Enough pontificating for now, I need to get to the store to get fixins for supper - Chicken Parm, spag and asparagas! Company will bring wine and desert and 6 year old [virtuoso] violinist will provide entertainment.

See ya Monday.
 

LizzieMaine

Bartender
Messages
33,768
Location
Where The Tourists Meet The Sea
But what about yearning for times you've never known (which seems to be the point of this thread)? Isn't it all just supposition based on perceptions built up from second and third hand knowledge.

I think you're confusing calendars with culture. Many, even most of us in this thread aren't fixated on a year, or a span of years. We're holding onto an environment and a culture which we did know first hand -- when many of us talk about living in a neighborhood where we didn't have to lock our doors at night, and people sat on their porches on summer nights listening to the ballgame on the radio, and everybody knew and looked after everybody else, and people made good union money at the shoe factory or the pants factory or the sardine plant, and went to bean suppers at the Methodist church hall on Saturdays, and bought fresh mackerel off a red wagon pulled up the street by some kid, those aren't "impressions", they're things we actually remember.
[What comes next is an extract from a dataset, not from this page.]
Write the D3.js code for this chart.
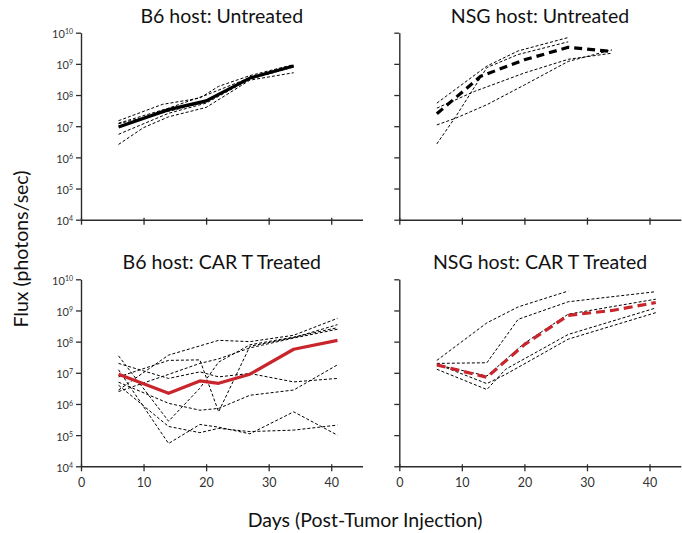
<!DOCTYPE html>
<html><head><meta charset="utf-8">
<script src="https://cdn.jsdelivr.net/npm/d3@7"></script>
<style>body{margin:0;background:#fff}svg{display:block}</style>
</head><body><svg id="c" width="682" height="533"></svg>
<script>
// ---------- data ----------
const xTicks = [0, 10, 20, 30, 40];
const yTicks = [1e4, 1e5, 1e6, 1e7, 1e8, 1e9, 1e10];
const panelTitles = ["B6 host: Untreated", "NSG host: Untreated", "B6 host: CAR T Treated", "NSG host: CAR T Treated"];

// B6 host: Untreated
const b6UntrMeanDays = [6, 14, 20, 27, 34];
const b6UntrMean = [9.5e6, 3.4e7, 6.5e7, 3.5e8, 8.5e8];
const b6UntrMice = [
  {days: [6, 13, 19, 22, 27, 34], flux: [1.5e7, 5e7, 8e7, 1.9e8, 4.2e8, 9.5e8]},
  {days: [6, 14, 20, 27, 34], flux: [1.25e7, 3.8e7, 1.0e8, 3.6e8, 8.8e8]},
  {days: [6, 14, 20, 27, 34], flux: [5.5e6, 2.6e7, 5.5e7, 3.2e8, 8e8]},
  {days: [6, 10, 14, 20, 27, 34], flux: [2.6e6, 9e6, 2e7, 4e7, 3e8, 5.2e8]},
  {days: [6, 14, 20, 27, 34], flux: [1.2e7, 3e7, 6e7, 3.8e8, 8.5e8]}
];

// NSG host: Untreated
const nsgUntrMeanDays = [6, 13, 20, 27, 34];
const nsgUntrMean = [2.5e7, 4e8, 1.35e9, 3.4e9, 2.5e9];
const nsgUntrMice = [
  {days: [6, 14, 19, 27], flux: [5.5e7, 8.5e8, 2.6e9, 7e9]},
  {days: [6, 9, 14, 19, 27], flux: [2.7e6, 2e7, 7.6e8, 2e9, 5.1e9]},
  {days: [6, 12, 20, 27, 34], flux: [3.8e7, 1.3e8, 5.1e8, 1.4e9, 2.2e9]},
  {days: [6, 9, 14, 20, 27, 34], flux: [1.1e7, 1.8e7, 4.9e7, 2.1e8, 1.2e9, 2.8e9]}
];

// B6 host: CAR T Treated
const b6CarMeanDays = [6, 14, 19, 22, 27, 34, 41];
const b6CarMean = [9e6, 2.2e6, 5.5e6, 4.6e6, 9e6, 5.7e7, 1.1e8];
const b6CarMice = [
  {days: [6, 14, 22, 27, 34, 41], flux: [2.8e6, 3.7e7, 1.1e8, 1.0e8, 1.6e8, 5.6e8]},
  {days: [6, 14, 19, 22, 27, 34, 41], flux: [7.4e6, 2.5e7, 2.6e7, 5.6e5, 7.1e7, 1.35e8, 3.5e8]},
  {days: [6, 14, 19, 22, 27, 34, 41], flux: [3.5e7, 2.8e5, 3.2e6, 2.2e7, 7.9e7, 1.4e8, 2.8e8]},
  {days: [6, 14, 19, 22, 27, 34, 41], flux: [5e6, 1.05e6, 6.3e5, 7.2e5, 1.9e6, 2.8e6, 1.8e7]},
  {days: [6, 14, 19, 22, 27, 34, 41], flux: [2e7, 6.6e6, 1.07e7, 7.4e6, 9.5e6, 5.1e6, 6.6e6]},
  {days: [6, 14, 19, 22, 27, 34, 41], flux: [4e6, 1.9e5, 1.2e5, 1.65e5, 1.3e5, 1.45e5, 2.1e5]},
  {days: [6, 14, 19, 22, 27, 34, 41], flux: [1.25e7, 5.4e4, 2.2e5, 1.8e5, 1.1e5, 5.6e5, 1e5]},
  {days: [6, 14, 19, 22, 27, 34, 41], flux: [2.5e6, 8.9e6, 2e7, 2.8e7, 6.3e7, 1.3e8, 2.5e8]}
];

// NSG host: CAR T Treated
const nsgCarMeanDays = [6, 14, 20, 27, 34, 41];
const nsgCarMean = [1.8e7, 7.2e6, 8e7, 7e8, 1e9, 1.8e9];
const nsgCarMice = [
  {days: [6, 14, 19, 27], flux: [2.5e7, 4e8, 1.3e9, 4.2e9]},
  {days: [6, 14, 19, 27, 41], flux: [2e7, 2.1e7, 5.2e8, 1.9e9, 4e9]},
  {days: [6, 14, 17, 27, 41], flux: [1.3e7, 2.9e6, 1.3e7, 1.7e8, 1.2e9]},
  {days: [6, 14, 17, 27, 41], flux: [1.9e7, 4.5e6, 8.9e6, 1.2e8, 8.5e8]},
  {days: [6, 14, 20, 27, 41], flux: [1.8e7, 7.9e6, 8.9e7, 7.6e8, 2.3e9]}
];

// ---------- layout ----------
const FONT = "Lato, 'Open Sans', sans-serif";
const RED = "#c9252c";
const AX = "#2b2b2b";
const panels = [
  {title: panelTitles[0], left: 81, top: 32.7, yLabels: true, xLabels: false,
   mice: b6UntrMice, meanDays: b6UntrMeanDays, mean: b6UntrMean, color: "#000", dash: null},
  {title: panelTitles[1], left: 399.3, top: 32.7, yLabels: false, xLabels: false,
   mice: nsgUntrMice, meanDays: nsgUntrMeanDays, mean: nsgUntrMean, color: "#000", dash: "8,5"},
  {title: panelTitles[2], left: 81, top: 279.3, yLabels: true, xLabels: true,
   mice: b6CarMice, meanDays: b6CarMeanDays, mean: b6CarMean, color: RED, dash: null},
  {title: panelTitles[3], left: 399.3, top: 279.3, yLabels: false, xLabels: true,
   mice: nsgCarMice, meanDays: nsgCarMeanDays, mean: nsgCarMean, color: RED, dash: "9,5"}
];
const PW = 281.5, PH = 187;

const svg = d3.select("#c");

panels.forEach(p => {
  const x = d3.scaleLinear().domain([0, 45]).range([p.left, p.left + PW]);
  const y = d3.scaleLog().domain([1e4, 1e10]).range([p.top + PH, p.top]);
  const g = svg.append("g");

  // title
  g.append("text").attr("x", p.left + PW / 2).attr("y", p.top - 10)
    .attr("text-anchor", "middle").attr("font-family", FONT).attr("font-size", 19.5)
    .attr("fill", "#111").text(p.title);

  // y axis
  const ya = g.append("g").attr("transform", `translate(${p.left},0)`)
    .call(d3.axisLeft(y).tickValues(yTicks).tickSize(5).tickSizeOuter(0).tickFormat(() => ""));
  ya.select(".domain").attr("stroke", AX).attr("stroke-width", 1.4);
  ya.selectAll(".tick line").attr("stroke", AX).attr("stroke-width", 1.3);
  if (p.yLabels) {
    ya.selectAll(".tick text").each(function (d) {
      const t = d3.select(this).attr("x", -8).attr("font-family", FONT)
        .attr("font-size", 11).attr("fill", "#333").attr("dy", "0.45em");
      t.append("tspan").text("10");
      t.append("tspan").attr("dy", "-0.55em").attr("font-size", 7).text(Math.round(Math.log10(d)));
    });
  }

  // x axis
  const xa = g.append("g").attr("transform", `translate(0,${p.top + PH})`)
    .call(d3.axisBottom(x).tickValues(xTicks).tickSize(5).tickSizeOuter(0)
      .tickFormat(p.xLabels ? d3.format("d") : () => ""));
  xa.select(".domain").attr("stroke", AX).attr("stroke-width", 1.4);
  xa.selectAll(".tick line").attr("stroke", AX).attr("stroke-width", 1.3).attr("y1", -2);
  xa.selectAll(".tick text").attr("font-family", FONT).attr("font-size", 12.5)
    .attr("fill", "#333").attr("dy", "1.0em");

  const line = d3.line().x(d => x(d[0])).y(d => y(d[1]));

  // individual mice
  p.mice.forEach(m => {
    g.append("path").datum(d3.zip(m.days, m.flux)).attr("d", line)
      .attr("fill", "none").attr("stroke", "#000").attr("stroke-width", 1)
      .attr("stroke-dasharray", "3,2");
  });
  // mean
  g.append("path").datum(d3.zip(p.meanDays, p.mean)).attr("d", line)
    .attr("fill", "none").attr("stroke", p.color).attr("stroke-width", 3.2)
    .attr("stroke-linejoin", "round")
    .attr("stroke-dasharray", p.dash);
});

// axis titles
svg.append("text").attr("transform", "translate(28,249) rotate(-90)")
  .attr("text-anchor", "middle").attr("font-family", FONT).attr("font-size", 19.5)
  .attr("fill", "#111").text("Flux (photons/sec)");
svg.append("text").attr("x", 365).attr("y", 527)
  .attr("text-anchor", "middle").attr("font-family", FONT).attr("font-size", 19.5)
  .attr("fill", "#111").text("Days (Post-Tumor Injection)");
</script></body></html>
I actually sat on those porches, ate those bean suppers, and helped fry those mackerel.

That's the culture many of us knew firsthand -- it has nothing to do with the year, and everything to do with the zeitgeist. That's what we want back -- and we find modern culture, for all of its "connections" and its shiny gewgaws a poor substitute. Imagine a group of people sitting on a porch each coupled into their own little world thru their own little ipod ear thingies, each oblivious to every other person, and you'll understand why we feel that way. It's a pretty lame substitute for community.